En réservant l'intuition aux données sensibles Kant mettait de côté la « chose en soi », l'intuition devient dans la phénoménologie, la façon dont les choses apparaissent dans leur essence propre, elles ne sont pas autre chose que la totalité de leurs manifestations[2].

Natalie Depraz[4], souligne l'importance phénoménologique du concept « la philosophie de Husserl confère à l'intuition entendue comme donation originaire de l'objet à la conscience une place de premier ordre dans la connaissance, jusqu'à en faire, au paragraphe 24 des Idées Directrices, le « principe des principes » de la démarche philosophique ». Natalie Depraz poursuit « L'intuition dont un autre nom est l'évidence apodictique, est tout à la fois l'acte par excellence de connaissance et la donation de la chose elle-même au sujet ».

L'intuition chez Kant

Chez Kant, l'intuition devient le mode sur lequel le sensible nous est donné comme objet à connaître[2].

« De quelque manière et par quelque moyen qu'une connaissance puisse se rapporter à des objets, le mode par lequel elle se rapporte immédiatement à eux et que toute pensée prend comme moyen pour les atteindre est l'intuition (Emmanuel Kant) cité par Georges Pascal[5] »

Il ne peut y avoir d'intuition que du sensible, dans l’espace et le temps, d'où il suit qu'il ne peut donc y avoir d’intuition d’essence, de classes, de genres etc.

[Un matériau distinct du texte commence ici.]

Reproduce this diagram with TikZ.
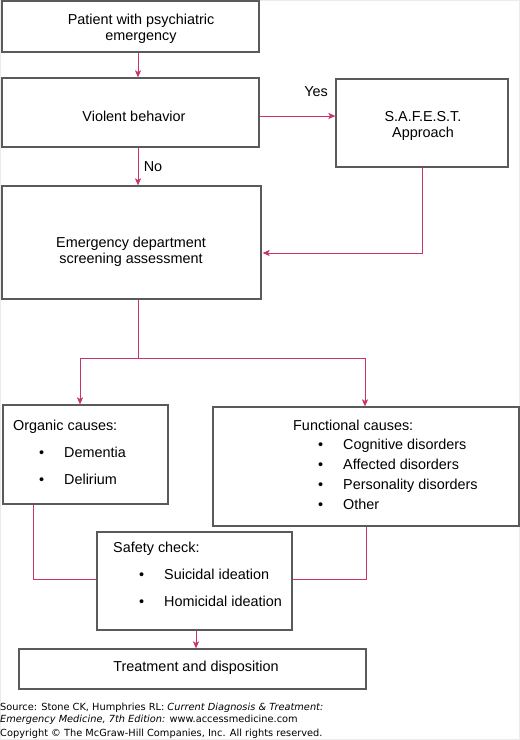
\documentclass[tikz,border=0pt]{standalone}
\usepackage{fontspec}
\setmainfont{Liberation Sans}
\newfontfamily\srcfont{DejaVu Sans}
\usetikzlibrary{arrows.meta,calc}
\definecolor{linkc}{RGB}{200,50,110}
\definecolor{boxc}{RGB}{90,90,90}
\newcommand{\bul}[1]{\makebox[25pt][l]{\textbullet}#1}
\begin{document}
\begin{tikzpicture}[x=1pt,y=-1pt,
  box/.style={draw=boxc,line width=1.2pt,rectangle,inner sep=0pt,fill=white},
  txt/.style={font=\fontsize{14.4}{16}\selectfont,inner sep=0pt,align=center},
  ltxt/.style={font=\fontsize{14.4}{16}\selectfont,inner sep=0pt,anchor=west,text height=10.5pt,text depth=3.5pt},
  link/.style={draw=linkc,line width=1pt},
  arr/.style={link,-{Stealth[length=7pt,width=6pt,inset=1.5pt]}},
  src/.style={font=\srcfont\fontsize{9.8}{11}\selectfont,inner sep=0pt,anchor=west}]
\useasboundingbox (0,0) rectangle (520,740);
\draw[black!8,line width=1pt] (0.5,0.5) rectangle (519.5,739.5);
% boxes
\node[box,minimum width=257pt,minimum height=51pt] (b1) at (130.5,26.5) {};
\node[box,minimum width=257pt,minimum height=69pt] (b2) at (130.5,112.5) {};
\node[box,minimum width=172pt,minimum height=88pt] (sa) at (422,123) {};
\node[box,minimum width=259pt,minimum height=113pt] (b3) at (131.5,242.5) {};
\node[box,minimum width=165pt,minimum height=99pt] (org) at (85.5,454.5) {};
\node[box,minimum width=306pt,minimum height=119pt] (fun) at (366,466.5) {};
\node[box,minimum width=347pt,minimum height=40pt] (tr) at (192.5,669) {};
% texts
\node[txt] (t1) at (141,28.5) {Patient with psychiatric\\emergency};
\node[txt] (t2) at (134,116) {Violent behavior};
\node[txt] (t3) at (423,126) {S.A.F.E.S.T.\\Approach};
\node[txt] (t4) at (131,252) {Emergency department\\screening assessment};
\node[txt] (yes) at (316,92) {Yes};
\node[txt] (no) at (153,167) {No};
\node[ltxt] (o0) at (13,427) {Organic causes:};
\node[ltxt] (o1) at (39,454) {\bul{Dementia}};
\node[ltxt] (o2) at (39,481) {\bul{Delirium}};
\node[ltxt] (f0) at (293,427) {Functional causes:};
\node[ltxt] (f1) at (318,446) {\bul{Cognitive disorders}};
\node[ltxt] (f2) at (318,466) {\bul{Affected disorders}};
\node[ltxt] (f3) at (318,486) {\bul{Personality disorders}};
\node[ltxt] (f4) at (318,506) {\bul{Other}};
\node[txt] (t5) at (196,668) {Treatment and disposition};
% coordinates
\coordinate (cx) at (138,0);
\coordinate (sx) at (422,253);
\coordinate (ay) at (0,116);
\coordinate (jc) at (138,358);
\coordinate (jl) at (80,358);
\coordinate (jr) at (365,358);
\coordinate (ol) at (33,579);
\coordinate (fr) at (366,579);
\coordinate (tx) at (196,0);
% connectors
\draw[arr] (b1.south -| cx) -- (b2.north -| cx);
\draw[arr] (b2.south -| cx) -- (b3.north -| cx);
\draw[arr] (b2.east |- ay) -- (sa.west |- ay);
\draw[arr] (sa.south -| sx) -- (sx) -- ($(b3.east |- sx)+(1,0)$);
\draw[link] (b3.south -| cx) -- (jc);
\draw[link] (jl) -- (jr);
\draw[arr] (jl) -- (jl |- org.north);
\draw[arr] (jr) -- (jr |- fun.north);
% safety box drawn after links into it
\node[box,minimum width=195pt,minimum height=98pt] (sf) at (194.5,581) {};
\node[ltxt] (s0) at (113,549) {Safety check:};
\node[ltxt] (s1) at (139,576) {\bul{Suicidal ideation}};
\node[ltxt] (s2) at (139,603) {\bul{Homicidal ideation}};
\draw[link] (org.south -| ol) -- (ol) -- (ol -| sf.west);
\draw[link] (fun.south -| fr) -- (fr) -- (fr -| sf.east);
\draw[arr] (sf.south -| tx) -- (tr.north -| tx);
% source
\node[src] (c1) at (0,708) {Source: Stone CK, Humphries RL: \textit{Current Diagnosis \& Treatment:}};
\node[src] (c2) at (0,720) {\textit{Emergency Medicine, 7th Edition:} www.accessmedicine.com};
\node[src] (c3) at (0,734) {Copyright © The McGraw-Hill Companies, Inc. All rights reserved.};
\end{tikzpicture}
\end{document}
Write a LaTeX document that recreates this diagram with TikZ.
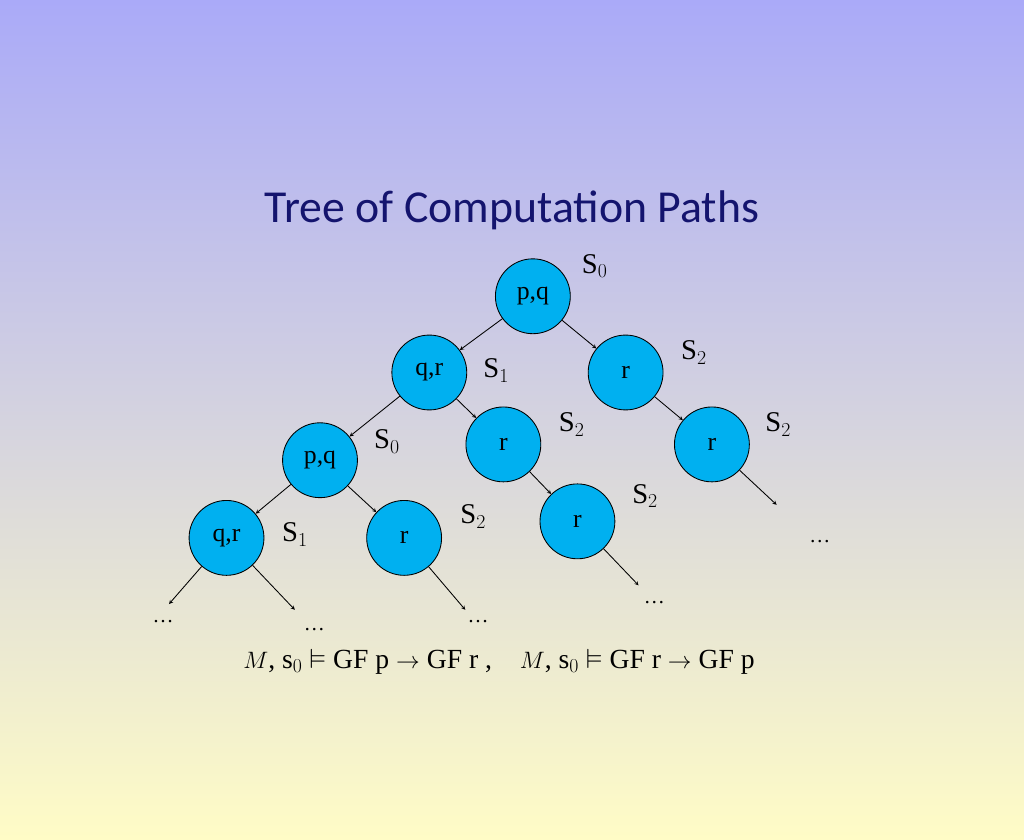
\documentclass[tikz,border=0pt]{standalone}
\usepackage{amssymb}
\usepackage{fontspec}
\setmainfont{Liberation Serif}
\newfontfamily\titlefont{Carlito}
\usetikzlibrary{positioning}
\definecolor{nodeblue}{RGB}{0,176,240}
\definecolor{titleblue}{RGB}{20,20,110}
\definecolor{bgtop}{RGB}{170,170,248}
\definecolor{bgbot}{RGB}{255,252,198}
\tikzset{
  st/.style={circle, draw=black, fill=nodeblue, minimum size=2.76cm, inner sep=0pt, font=\fontsize{27}{30}\selectfont},
  lbl/.style={font=\fontsize{30}{32}\selectfont},
  dots/.style={font=\fontsize{22}{24}\selectfont},
}
\begin{document}
\begin{tikzpicture}[x=0.0265cm, y=-0.0265cm, >=stealth, every path/.style={line width=0.9pt}]
      \shade[shading angle=45, top color=bgtop, bottom color=bgbot] (-200,-200) rectangle (1224,968);
      \useasboundingbox (0,0) rectangle (1024,768);
      \node[font=\titlefont\fontsize{48}{52}\selectfont, text=titleblue] (title) at (512,92) {Tree of Computation Paths};

      \node[st] (a) at (541,212) {p,q};
      \node[st] (b) at (397,318) {q,r};
      \node[st] (c) at (670,318) {r};
      \node[st] (d) at (245,440) {p,q};
      \node[st] (e) at (500,418) {r};
      \node[st] (f) at (790,418) {r};
      \node[st] (g) at (115,548) {q,r};
      \node[st] (h) at (362,548) {r};
      \node[st] (i) at (603,525) {r};

      \coordinate (fe) at (880,502);
      \coordinate (ge1) at (35,640);
      \coordinate (ge2) at (210,648);
      \coordinate (he) at (447,648);
      \coordinate (ie) at (688,614);

      \path[->] (a) edge (b) edge (c)
                (b) edge (d) edge (e)
                (c) edge (f)
                (d) edge (g) edge (h)
                (e) edge (i)
                (f) edge (fe)
                (g) edge (ge1) edge (ge2)
                (h) edge (he)
                (i) edge (ie);

      \node[lbl] (l1) at (627,170) {S$_0$};
      \node[lbl] (l2) at (765,290) {S$_2$};
      \node[lbl] (l3) at (490,315) {S$_1$};
      \node[lbl] (l4) at (595,390) {S$_2$};
      \node[lbl] (l5) at (882,390) {S$_2$};
      \node[lbl] (l6) at (338,414) {S$_0$};
      \node[lbl] (l7) at (697,490) {S$_2$};
      \node[lbl] (l8) at (458,518) {S$_2$};
      \node[lbl] (l9) at (210,543) {S$_1$};

      \node[dots] (d1) at (940,553) {\dots};
      \node[dots] (d2) at (27,665) {\dots};
      \node[dots] (d3) at (237,676) {\dots};
      \node[dots] (d4) at (465,665) {\dots};
      \node[dots] (d5) at (710,638) {\dots};

      \node[font=\fontsize{29}{32}\selectfont] (formula) at (494,720)
        {$M$, s$_0$ $\vDash$ GF p $\rightarrow$ GF r ,\quad $M$, s$_0$ $\vDash$ GF r $\rightarrow$ GF p};
\end{tikzpicture}
\end{document}
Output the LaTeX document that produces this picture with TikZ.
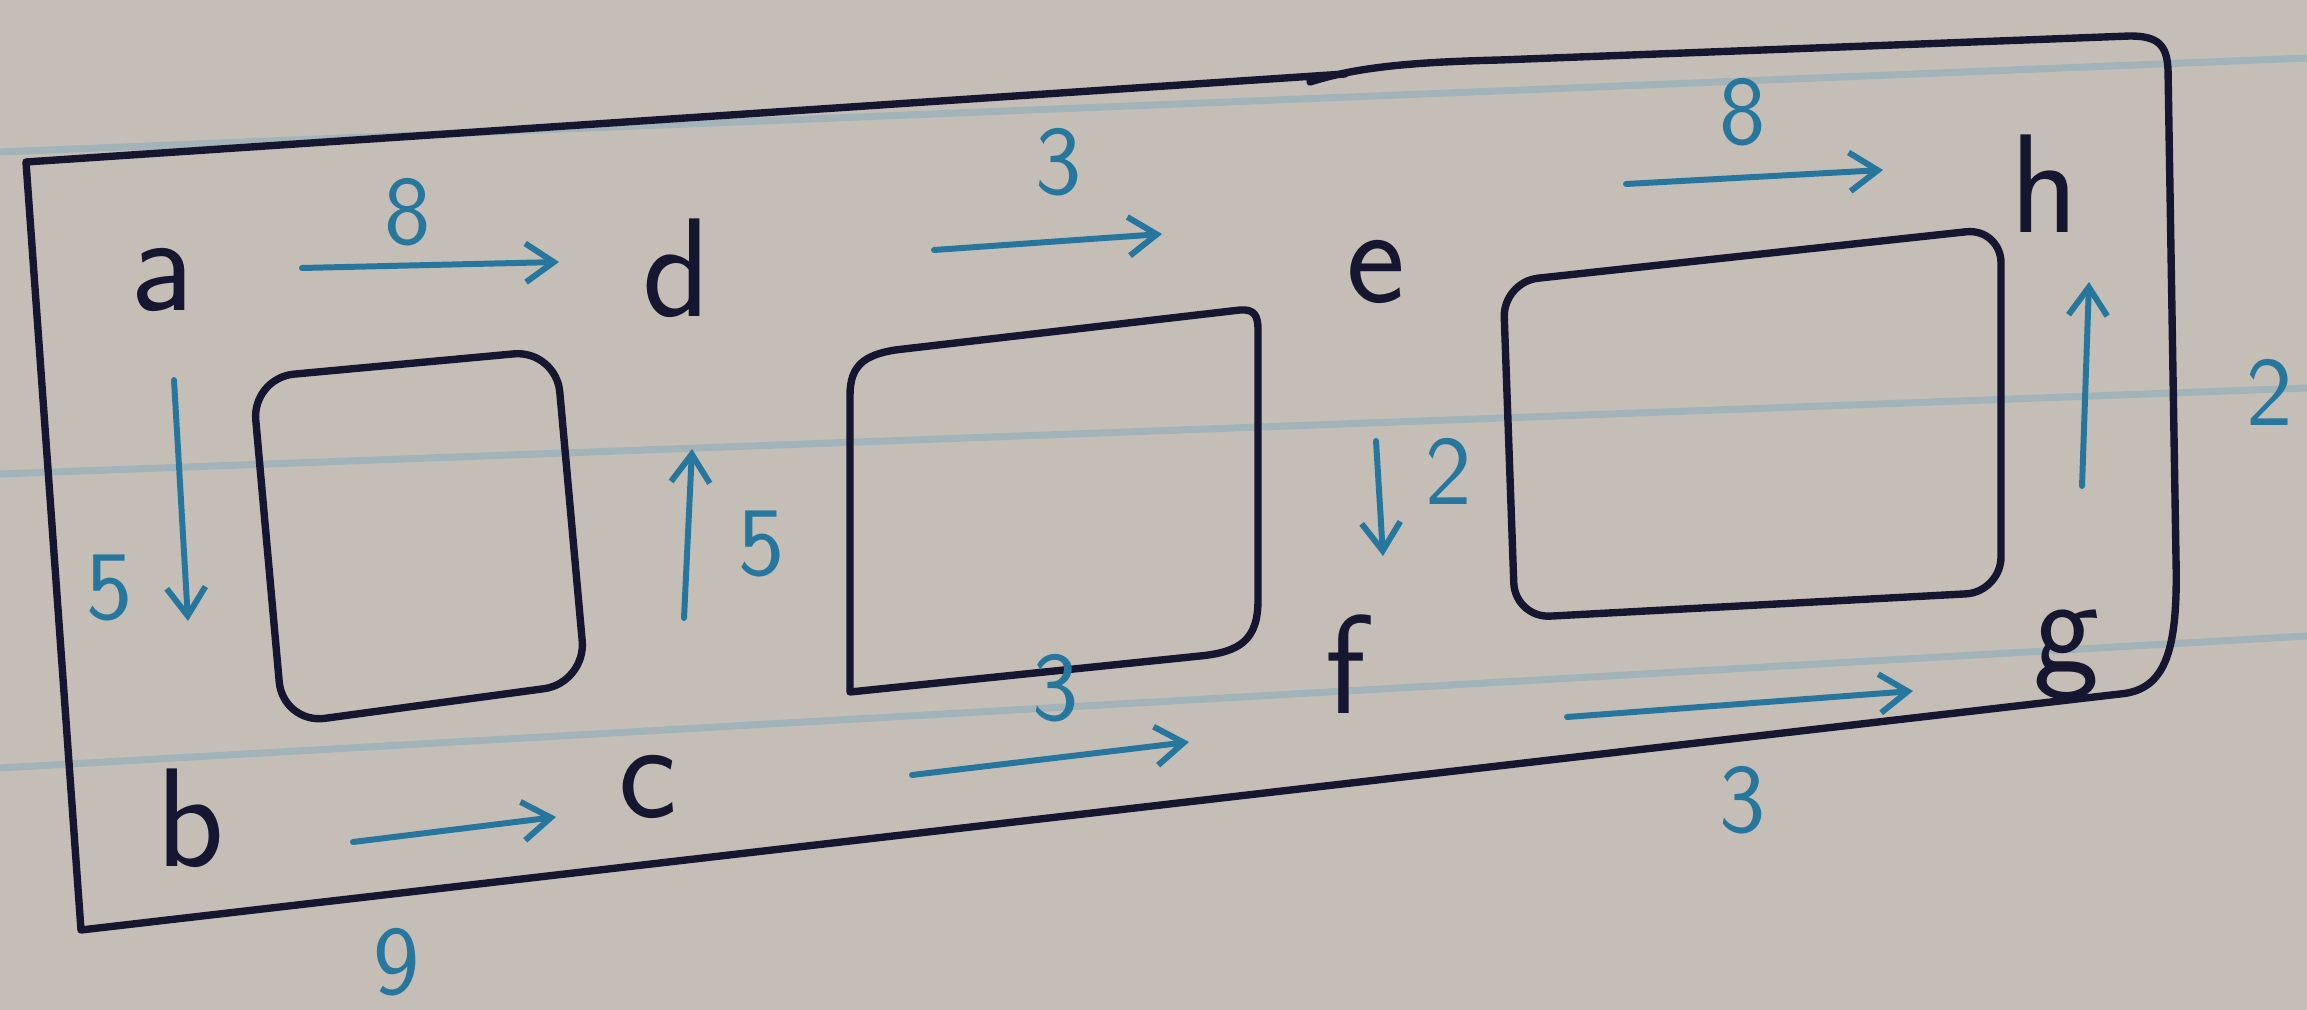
\documentclass[tikz,border=0pt]{standalone}
\usetikzlibrary{arrows.meta}
\definecolor{paper}{RGB}{196,190,183}
\definecolor{ink}{RGB}{22,22,48}
\definecolor{pen}{RGB}{38,118,158}
\definecolor{rule}{RGB}{135,170,188}
\tikzset{
  letter/.style={text=ink,font=\sffamily\fontsize{40}{44}\selectfont,inner sep=0pt},
  weight/.style={text=pen,font=\sffamily\fontsize{28}{32}\selectfont,inner sep=0pt},
  outline/.style={draw=ink,line width=2.1pt,line join=round,line cap=round},
  arr/.style={draw=pen,line width=1.7pt,line cap=round,-{Straight Barb[length=8pt,width=11pt,line width=1.7pt]}},
  ruled/.style={draw=rule,line width=2pt,opacity=0.55}
}
\begin{document}
\begin{tikzpicture}[x=0.01cm,y=-0.01cm]
\useasboundingbox (0,0) rectangle (2307,1010);
\fill[paper] (0,0) rectangle (2307,1010);
% ruled paper lines
\draw[ruled] (0,152) -- (2307,58);
\draw[ruled] (0,474) -- (2307,388);
\draw[ruled] (0,768) -- (2307,636);
% outer boundary
\draw[outline] (1345,74) -- (26,162) -- (81,930) -- (2120,694)
  .. controls (2166,690) and (2178,650) .. (2176,560)
  -- (2168,70) .. controls (2167,45) and (2158,36) .. (2130,36)
  -- (1500,60) .. controls (1420,62) and (1360,66) .. (1310,82);
% inner boxes
\draw[outline,rounded corners=12pt] (252,378) -- (556,350) -- (586,683) -- (283,724) -- cycle;
\draw[outline] (850,692) -- (850,395) .. controls (850,365) and (865,355) .. (895,350)
  -- (1240,310) .. controls (1254,309) and (1258,315) .. (1258,330)
  -- (1258,600) .. controls (1258,640) and (1240,652) .. (1200,656) -- cycle;
\draw[outline,rounded corners=10pt] (1503,282) -- (2001,228) -- (2001,592) -- (1515,618) -- cycle;
% vertices
\node[letter] (a) at (162,280) {a};
\node[letter] (d) at (677,268) {d};
\node[letter] (e) at (1376,272) {e};
\node[letter] (h) at (2045,184) {h};
\node[letter] (b) at (191,818) {b};
\node[letter] (c) at (648,787) {c};
\node[letter] (f) at (1346,664) {f};
\node[letter] (g) at (2067,655) {g};
% arrow ends
\coordinate (ad1) at (302,268); \coordinate (ad2) at (559,262);
\coordinate (de1) at (934,250); \coordinate (de2) at (1162,234);
\coordinate (eh1) at (1626,184); \coordinate (eh2) at (1883,170);
\coordinate (ab1) at (174,380); \coordinate (ab2) at (188,621);
\coordinate (cd1) at (684,618); \coordinate (cd2) at (692,449);
\coordinate (ef1) at (1376,441); \coordinate (ef2) at (1383,556);
\coordinate (gh1) at (2082,486); \coordinate (gh2) at (2089,282);
\coordinate (bc1) at (353,842); \coordinate (bc2) at (556,817);
\coordinate (cf1) at (912,775); \coordinate (cf2) at (1189,742);
\coordinate (fg1) at (1567,717); \coordinate (fg2) at (1913,691);
\draw[arr] (ad1) -- (ad2);
\draw[arr] (de1) -- (de2);
\draw[arr] (eh1) -- (eh2);
\draw[arr] (ab1) -- (ab2);
\draw[arr] (cd1) -- (cd2);
\draw[arr] (ef1) -- (ef2);
\draw[arr] (gh1) -- (gh2);
\draw[arr] (bc1) -- (bc2);
\draw[arr] (cf1) -- (cf2);
\draw[arr] (fg1) -- (fg2);
% weights
\node[weight] (wad) at (408,212) {8};
\node[weight] (wde) at (1059,162) {3};
\node[weight] (weh) at (1743,112) {8};
\node[weight] (wab) at (110,588) {5};
\node[weight] (wcd) at (762,544) {5};
\node[weight] (wef) at (1449,471) {2};
\node[weight] (wgh) at (2270,392) {2};
\node[weight] (wbc) at (397,962) {9};
\node[weight] (wcf) at (1056,688) {3};
\node[weight] (wfg) at (1743,800) {3};
\end{tikzpicture}
\end{document}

Incapable par elle-même de penser les concepts, l'intuition est aveugle sans les déterminations et les connexions de l'entendement[2]. La distinction entre intuition empirique et pensée n'est pas aussi tranchée qu'il paraît. Il y a déjà dans l'intuition empirique, une pensée, un comprendre, et aussi essentiellement de l'imagination. Kant montre qu'en toute intuition il y a plus que le divers donné dans la sensation. Les rapports de juxtaposition, d'avant-après, de post-position ne sont pas donnés par les organes des sens et pourtant la matière du phénomène est ordonnée dans ces rapports. Les rapports selon lesquels le divers nous est donné sous forme ordonnée ne sont pas des sensations, ils appartiennent à des affections c'est-à-dire à notre spontanéité se trouver déjà prêt dans l'esprit commente Heidegger[6].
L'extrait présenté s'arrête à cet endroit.